▶ _Exercise requirements_: From the very first line of the data to the line containing "5, 6, 7, 8, 9];", retype everything exactly, leaving the pictures behind.

--- start ---

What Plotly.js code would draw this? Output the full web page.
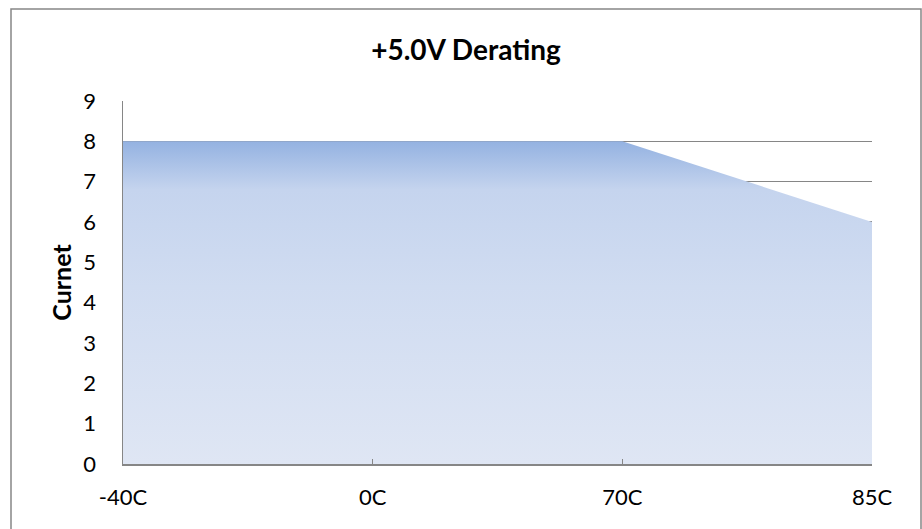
<!DOCTYPE html>
<html>
<head>
<meta charset="utf-8">
<script src="https://cdn.plot.ly/plotly-3.0.1.min.js"></script>
<style>html,body{margin:0;padding:0;background:#fff;}#chart{width:922px;height:529px;}</style>
</head>
<body>
<div id="chart"></div>
<script>
const categories = ['-40C', '0C', '70C', '85C'];
const current = [8, 8, 8, 6];
const yTicks = [0, 1, 2, 3, 4, 5, 6, 7, 8, 9];

const FONT = 'Lato, "Open Sans", sans-serif';
const L = 123, R = 872, T = 101, B = 464, W = 922, H = 529;
const px = x => (x - L) / (R - L);
const py = y => (B - y) / (B - T);

const trace = {
  x: categories,
  y: current,
  type: 'scatter',
  mode: 'lines',
  line: {width: 0, color: 'rgba(0,0,0,0)'},
  fill: 'tozeroy',
  fillgradient: {
    type: 'vertical',
    colorscale: [[0, '#dfe6f4'], [0.55, '#d0dcf1'], [0.85, '#c5d4ee'], [1, '#94b2e1']]
  },
  hoverinfo: 'x+y'
};

const layout = {
  width: W, height: H,
  margin: {l: L, r: W - R, t: T, b: H - B, pad: 0},
  paper_bgcolor: '#fff',
  plot_bgcolor: '#fff',
  showlegend: false,
  font: {family: FONT, size: 22, color: '#000'},
  title: {
    text: '<b>+5.0V Derating</b>',
    font: {family: FONT, size: 28, color: '#000'},
    x: px(466), xref: 'paper', xanchor: 'center',
    y: py(56), yref: 'paper', yanchor: 'middle'
  },
  xaxis: {
    type: 'category',
    range: [0, 3],
    showgrid: false,
    showline: true, linecolor: '#868686', linewidth: 1.5,
    ticks: 'inside', ticklen: 5, tickcolor: '#868686', tickwidth: 1.5,
    tickfont: {family: FONT, size: 22, color: '#000'},
    ticklabelstandoff: 13,
    zeroline: false, fixedrange: true
  },
  yaxis: {
    range: [0, 9],
    tickvals: yTicks,
    ticktext: yTicks.map(String),
    showgrid: true, gridcolor: '#868686', gridwidth: 1.5,
    showline: true, linecolor: '#868686', linewidth: 1.5,
    ticks: '',
    ticklabelstandoff: 21,
    tickfont: {family: FONT, size: 22, color: '#000'},
    zeroline: false, fixedrange: true,
    title: {text: '<b>Curnet</b>', font: {family: FONT, size: 25, color: '#000'}, standoff: 4}
  },
  shapes: [{
    type: 'rect', xref: 'paper', yref: 'paper',
    x0: px(11), x1: px(921), y0: py(540), y1: py(9),
    line: {color: '#868686', width: 1.5}, fillcolor: 'rgba(0,0,0,0)', layer: 'below'
  }]
};

Plotly.newPlot('chart', [trace], layout, {displayModeBar: false, staticPlot: true});
</script>
</body>
</html>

--- end ---

▶ _Output of the task_:
What Plotly.js code would draw this? Output the full web page.
<!DOCTYPE html>
<html>
<head>
<meta charset="utf-8">
<script src="https://cdn.plot.ly/plotly-3.0.1.min.js"></script>
<style>html,body{margin:0;padding:0;background:#fff;}#chart{width:922px;height:529px;}</style>
</head>
<body>
<div id="chart"></div>
<script>
const categories = ['-40C', '0C', '70C', '85C'];
const current = [8, 8, 8, 6];
const yTicks = [0, 1, 2, 3, 4, 5, 6, 7, 8, 9];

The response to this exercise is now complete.